Tuesday, December 31, 2013

On US Beliefs About Evolution


Pew Research Center has a new survey out on that (n=1983 adults).  It has been written up in various ways, but the major result people talk about is the finding that those who believe humans were created exactly as they are now are more likely to be Republicans now than in 2009:

There also are sizable differences by party affiliation in beliefs about evolution, and the gap between Republicans and Democrats has grown. In 2009, 54% of Republicans and 64% of Democrats said humans have evolved over time, a difference of 10 percentage points. Today, 43% of Republicans and 67% of Democrats say humans have evolved, a 24-point gap.
The researchers looked at a lot of stuff to account for the change, but couldn't completely do that:

Differences in the racial and ethnic composition of Democrats and Republicans or differences in their levels of religious commitment do not wholly explain partisan differences in beliefs about evolution.
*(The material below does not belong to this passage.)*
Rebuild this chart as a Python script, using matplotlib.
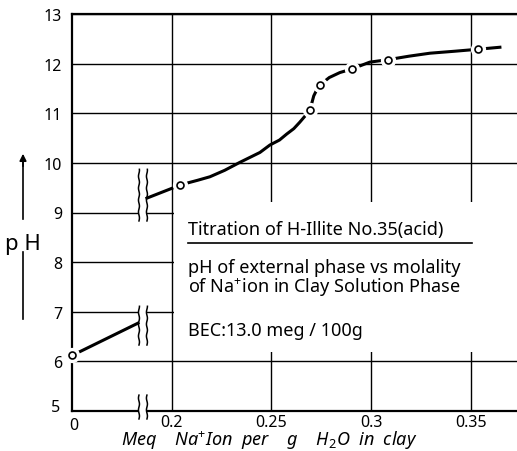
import numpy as np
import matplotlib
matplotlib.use("Agg")
import matplotlib.pyplot as plt
import matplotlib.transforms as mtransforms
from matplotlib.patches import Rectangle

# ---- data ----
# left piece of the broken axis (meq from 0), drawn shifted to the "0" tick
left_meq = [0.0, 0.033]
left_ph = [6.12, 6.77]
left_marker_meq = [0.0]
left_marker_ph = [6.12]

# right piece (true meq scale)
curve_meq = [0.1875, 0.2040, 0.2074, 0.2130, 0.2191, 0.2265, 0.2341, 0.2442,
             0.2492, 0.2540, 0.2576, 0.2612, 0.2642, 0.2676, 0.2692, 0.2702,
             0.2712, 0.2728, 0.2743, 0.2790, 0.2843, 0.2902, 0.2993, 0.3085,
             0.3190, 0.3295, 0.3420, 0.3537, 0.3646]
curve_ph = [9.29, 9.55, 9.59, 9.65, 9.72, 9.85, 10.01, 10.21,
            10.36, 10.46, 10.58, 10.69, 10.82, 10.98, 11.07, 11.20,
            11.35, 11.48, 11.57, 11.72, 11.82, 11.89, 12.03, 12.08,
            12.15, 12.21, 12.25, 12.29, 12.33]
marker_meq = [0.2040, 0.2692, 0.2743, 0.2902, 0.3085, 0.3537]
marker_ph = [9.55, 11.07, 11.57, 11.89, 12.08, 12.29]

xtick_pos = [0.15, 0.2, 0.25, 0.3, 0.35]
xtick_labels = ["0", "0.2", "0.25", "0.3", "0.35"]
yticks = [5, 6, 7, 8, 9, 10, 11, 12, 13]

LEFT_OFFSET = 0.15  # where meq 0 of the left piece sits on the axis
BREAK_X = [0.1835, 0.1875]

plt.rcParams["font.family"] = ["Noto Sans", "DejaVu Sans"]
plt.rcParams["mathtext.fontset"] = "custom"
plt.rcParams["mathtext.rm"] = "Noto Sans"
plt.rcParams["mathtext.it"] = "Noto Sans:italic"

fig = plt.figure(figsize=(5.17, 4.52), dpi=100)
ax = fig.add_axes([72 / 517, 40 / 452, 450 / 517, 397 / 452])
ax.set_xlim(0.1499, 0.1499 + 450 / 1993)
ax.set_ylim(5, 13)

# grid
for y in yticks[1:]:
    ax.axhline(y, color="black", lw=1.0, zorder=1)
for x in xtick_pos[1:]:
    ax.axvline(x, color="black", lw=1.0, zorder=1)

# blank panel that holds the caption
ax.add_patch(Rectangle((0.2012, 6.19), 0.3, 3.02, facecolor="white",
                       edgecolor="none", zorder=1.5))

# break marks (wavy double lines) with a white gap between
def wavy(xc, y0, y1):
    yy = np.linspace(y0, y1, 40)
    xx = xc + 0.00025 * np.sin((yy - y0) / 0.12 * np.pi)
    ax.plot(xx, yy, color="black", lw=1.1, zorder=4, clip_on=False)

for y0, y1 in [(8.83, 9.87), (6.33, 7.11), (4.84, 5.32)]:
    ax.add_patch(Rectangle((BREAK_X[0], y0 + 0.04), BREAK_X[1] - BREAK_X[0],
                           y1 - y0 - 0.08, facecolor="white", edgecolor="none",
                           zorder=3, clip_on=False))
    for xc in BREAK_X:
        wavy(xc, y0, y1)

# curves
lx = [m + LEFT_OFFSET for m in left_meq]
ax.plot(lx, left_ph, color="black", lw=2.2, zorder=5)
ax.plot(curve_meq, curve_ph, color="black", lw=2.2, zorder=5,
        solid_joinstyle="round")
mx = [m + LEFT_OFFSET for m in left_marker_meq] + marker_meq
my = left_marker_ph + marker_ph
ax.plot(mx, my, "o", ms=10, color="white", mec="white", zorder=6, clip_on=False)
ax.plot(mx, my, "o", ms=5, mfc="white", mec="black", mew=1.2, zorder=7,
        clip_on=False)

# spines
for s in ["left", "bottom", "top"]:
    ax.spines[s].set_linewidth(1.6)
ax.spines["right"].set_visible(False)

ax.set_xticks(xtick_pos)
ax.set_xticklabels(xtick_labels)
ax.set_yticks(yticks)
ax.set_yticklabels([str(v) for v in yticks])
ax.tick_params(length=0, labelsize=11.5, pad=7)
ax.tick_params(axis="x", pad=2)

# the "5" sits a bit high, the "0" a bit low, as in the original
lab5 = ax.get_yticklabels()[0]
lab5.set_transform(lab5.get_transform() +
                   mtransforms.ScaledTranslation(-2 / 100, 6 / 100, fig.dpi_scale_trans))
lab0 = ax.get_xticklabels()[0]
lab0.set_transform(lab0.get_transform() +
                   mtransforms.ScaledTranslation(2 / 100, -3 / 100, fig.dpi_scale_trans))

# caption
cx = 0.2082
ax.text(cx, 8.665, "Titration of H-Illite No.35(acid)", fontsize=13,
        va="center", zorder=8)
ax.plot([cx, 0.3505], [8.38, 8.38], color="black", lw=1.2, zorder=8)
ax.text(cx, 7.68,
        "pH of external phase vs molality\nof Na$^{+}$ion in Clay Solution Phase",
        fontsize=13, va="center", linespacing=1.0, zorder=8)
ax.text(cx, 6.63, "BEC:13.0 meg / 100g", fontsize=13, va="center", zorder=8)

# axis titles
fig.text(121 / 517, 1 - 441 / 452,
         "Meq    Na$^{+}$Ion  per    g    H$_2$O  in  clay", fontsize=13,
         style="italic", ha="left", va="center")
fig.text(23 / 517, 1 - 245 / 452, "p H", fontsize=16, ha="center", va="center")
fig.add_artist(plt.Line2D([23 / 517, 23 / 517], [1 - 320 / 452, 1 - 253 / 452],
                          color="black", lw=1.2))
fig.add_artist(plt.Line2D([23 / 517, 23 / 517], [1 - 220 / 452, 1 - 162 / 452],
                          color="black", lw=1.2))
ax.annotate("", xy=(23 / 517, 1 - 152 / 452), xytext=(23 / 517, 1 - 170 / 452),
            xycoords="figure fraction", textcoords="figure fraction",
            arrowprops=dict(arrowstyle="-|>", color="black", lw=1.2,
                            mutation_scale=10))

fig.savefig("out.png", dpi=100)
Indeed, the partisan differences remain even when taking these other characteristics into account.

That's weird.  My first guess for an explanation would have been that Republican Party is now more religious than it was in 2009, in the sense of having more fundamentalists in it.  Perhaps "differences in their levels of religious commitment" doesn't account for that aspect?  On the other hand, the change from 2009 could be just getting a non-representative sample by accident, either that year or now.